Governments around the world are stepping up their use of big data for tax. They are depending on it more heavily than ever to ensure compliance and eliminate waste. The UK government has recently begun using big data for tax policies.
Can Big Data Really Help With Tax Compliance?
A couple of years ago, the United States Internal Revenue Service admitted that it is using big data to stop tax cheats. Among the strategies they employ include data mining social media content for evidence that people are living a more affluent lifestyle than their tax filings suggest should be possible. They believe social media data mining and other big data strategies are key to cutting the $300 billion in lost taxes every year.
The UK tax authorities seem to be following suit. Tax Evasion and Avoidance collectively cost the UK £6.9 billion every year. Increasing public pressure over large companies evading tax, especially at a time when UK government spending to public services is being cut, is driving the government to act. Therefore, they have sought data on citizens to develop predictive analytics models to conduct better audits.
As well as new laws and more extensive powers for the various government bodies enforcing those laws, the UK government are turning to big data for tax and data analytics to help tackle the problem.
Before delving further into the role of big data for tax, it’s important to understand the difference between tax evasion and tax avoidance. It’s outlined here, along with some charts showing how some specific tax avoidance schemes operate in the UK. The basic difference is that tax evasion is a completely illegal practice of either not reporting income or trying to claim for tax deductions that you aren’t legally eligible for. Tax avoidance is more complicated, typically following the letter but not the spirit of the law by moving money between multiple companies and/or trusts to avoid taxation.
So how is the UK Government planning to use big data?
Tax authorities plan to increase the amount of data Her Majesty Revenue and Customs (HMRC) hold and can analyze. They’ve done this by extending their legal right to gather data from merchant service providers and data aggregators, including those that are based outside of the UK. This is a crucial step, as many Tax Avoidance schemes use businesses and trusts based overseas. They also now have the power to hold an online market place liable if a trader sells goods in the UK without paying tax on it.
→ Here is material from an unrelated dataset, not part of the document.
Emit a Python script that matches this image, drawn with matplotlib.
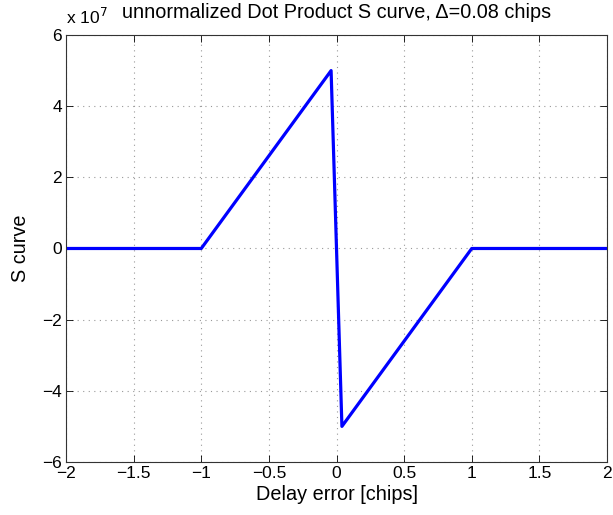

Secondly, there will be data gathering and monitoring of certain high-risk groups. These include previous tax evasion and avoidance offenders, who will have data gathered on them for several years after they are convicted. Certain affluent individuals will also be monitored as they have been identified as a high-risk group because those with overseas business assets or connections are at a greater risk of offending.
Thirdly, as well as building data gathering, monitoring and analysis capabilities, HMRC is also using data and insight to change their own behavior from a reactive organization to a proactive organization. They plan to do this primarily by using insights into human behavior to “nudge” individuals filing their taxes to be honest at key steps in the filing process.
The UK’s activities in this area follow EU rules. While this may change after Brexit, the UK will probably continue to follow EU rules for a transition period and may continue to mirror them after this period to ensure ease of regulatory alignment.
Everything that the EU does in turn follows OECD rules (another reason why Brexit is unlikely to change things significantly in the tax evasion and avoidance arena). The OECD’s interest is particularly in regulating the digital economy and preventing companies like Facebook and Google from moving profits around to avoid tax.
The data sharing initiatives set in place to prevent these big companies from exploiting loopholes will also help individual member countries like the UK deal with their nationally specific issues, giving them access to international expertise and processes.
Of course, it’s not just big data and analysis that prevents and reduces tax evasion and avoidance. The UK has steadily increased the number of convictions related to tax and made the penalties more severe, including higher fines and longer prison sentences. But without the data and analysis in place, this would be impossible to achieve.
Big Data is Playing an Important Role in Fighting Tax Fraud
Tax fraud is a major problem in the United Kingdom these days. Tax authorities are finding new ways to fight against it. Data mining has proven to be one of the most effective strategies in their arsenal, so they are likely to invest in it even more in the months to come.